Alright, I will seek, to persuade you or at the very least demonstrate that ‘family’ is an acceptable gloss for ‘sperma’.  For some reason some feel, the meanings ‘offspring’ and ‘children’ do not connote the idea of family.  Without too much of a stretch we can begin to see that at the very least, children or offspring, is a subset of family.  No, its not convertible, all family are not children or offspring, but all children or offspring (of a single descent) are family.   Louw and Nida agree with this assessment, as, they include ‘sperma’ under the kinship category.  Also, Liddell and Scott offer ‘race’ as a gloss.  If you feel, family, is uncomfortable, then perhaps, race, is more fitting–He did not say races as if many but one race and that one is Christ; I will come back to Paul’s argument later and make brief observations.  But we aren’t done yet.  The LXX regularly translated ‘zera’ with ‘sperma’ and according to BDB ‘zera’ has the meaning ‘family or nation’ (282 4e).  It had a special use of royal family (1 Kings 11:14).  Certain exiles, were ‘unable to show their fathers house, their seed, whether they were of Israel,’ (Ezra 2:59) the idea of race or people is clear.  Again, Moredecai, was ‘seeking the good of his people and speaking peace to all his race’ (Esther 10:3), people is parallel with race, implicitly showing the acceptablity of ‘race’, ‘people’ and ‘family’.  Zera and sperma were mostly used in a collective sense, but there was also a since when a plurality of collective groups is brought in view.   In later literature, Kiddushin 70b in the Babylonian Talmud, we read, ‘there are two families (zeryot) in Nehardea one called the house of Jonah and the other the house of ‘Urbathi…’

This I suggest is Paul’s meaning of sperma.  I really hate to begin in Galatians 3:16 and then work from Galatians 2 forward, but I don’t really have the time to bear out Paul’s argument from 2:16-4:7.  I suggested that Paul not being in a courtroom scene, but at a table, was establishing who had the right to eat at the table, who were children of God, and as Paul will establish later as the conclusion of his argument–or the question that implicitly drove his argument, who are the children of Abraham and heirs of the promises (Gal 3:29).  The badge that would mark one out as ‘being delieved from the present evil age, for the age to come’ would not be determined by works of torah except through faithfulness of Jesus Christ–namely as Christ sums up God’s plan and his people in himself (2:19-21).  Let me say upfront; those who are justified are saved, but that does not mean we need to reduce all terms: righteousness, grace, mercy, sanctification to mean salvation.  Western individualism causes us to read God plan for the cosmos, I think, non-historically, and ultimately as, Going to heaven when you die (or what God is going to do for me and my soul)–as opposed to the Jewish way, deliverance from the present age (Gal 1:3) to be a blessing in the ha-olam ha-ba (the age to come).

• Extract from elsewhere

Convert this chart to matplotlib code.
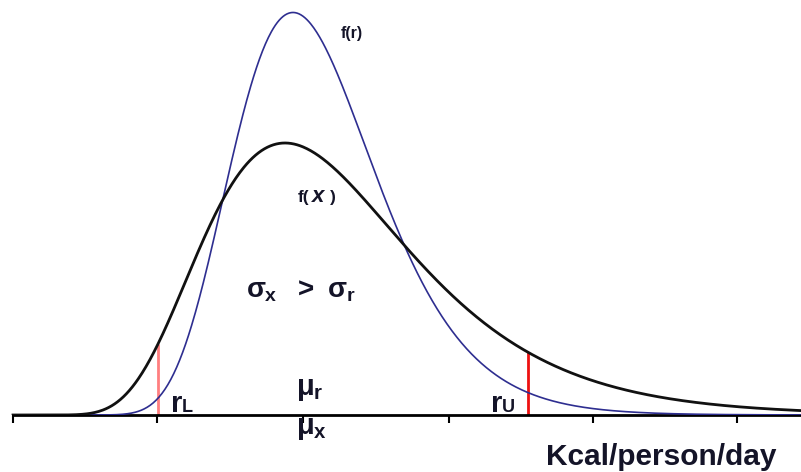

Jesus’ death, was the mean through which Israel was delivered out of exile (yes, I know, you don’t see this in the text but I hope to be able to show that to you as well), so that the blessing of Abraham would come to the gentiles in Christ Jesus, so that we might receive the promise of the Spirit through faith (Galatians 3:10-14).  Yet, God never intended for there to be two or more families.  God did not promise that from Abraham many races, peoples, and families would bless the earth and inherit the blessings (Gen 12:7, 13:5, 17:8), but one family and that one family is summed up in Christ, as he argued in 2:19-21 and as he will argue in 3:26-29.  I suggest too that this reading makes sense of Paul’s perplexing statement, ‘The law was ordered through angels by means of a mediator.  Now a mediator is not for just one but God is one’. What? Moses was the mediator of the law, yet a mediator is not for just one (I take ‘one’ here to refer back to seed), that is, the Torah does not encourage only one family but actually builds a wall between the two (Jew and Gentile), but God is one, therefore, Paul seems to be concluded that he has only one family in mind (Galatians 3:20), which he argued elsewhere (Acts 17:24-26).  The one God should only have one unified family (all this language about things being one has much to do with unity).  You may not like this conclusions but it makes far more sense of the context than anything else I have read or heard.

Who are the true children of Israel?  Not those who believe marking themselves out by the badges of Torah (Torah only reveals sin and builds a wall) but through the faithfulness of Jesus–who kept God’s covenant and redeem things on heaven and on earth.  Not only are there no Jew and Gentile, but there also is not Roman or Barbarian distinctions, there is no family composed of women and another composed of men, Christ sums up all his people in himself (3:26-29).  In fact, the very people who are seeking to declare themselves as belonging to Christ’s family by Torah are cutting themselves off from Him with the very thing they are clinging with nationalistic allegiance; they have fallen out of God favor (Gal 5:3-4).  Note, again I am not saying salvation does not play a role here (nor that justification cannot mean declared in the right because of their salvation), but, I am saying Paul is dealing with who can eat at a table; who is in God’s family, and how many families does God desire.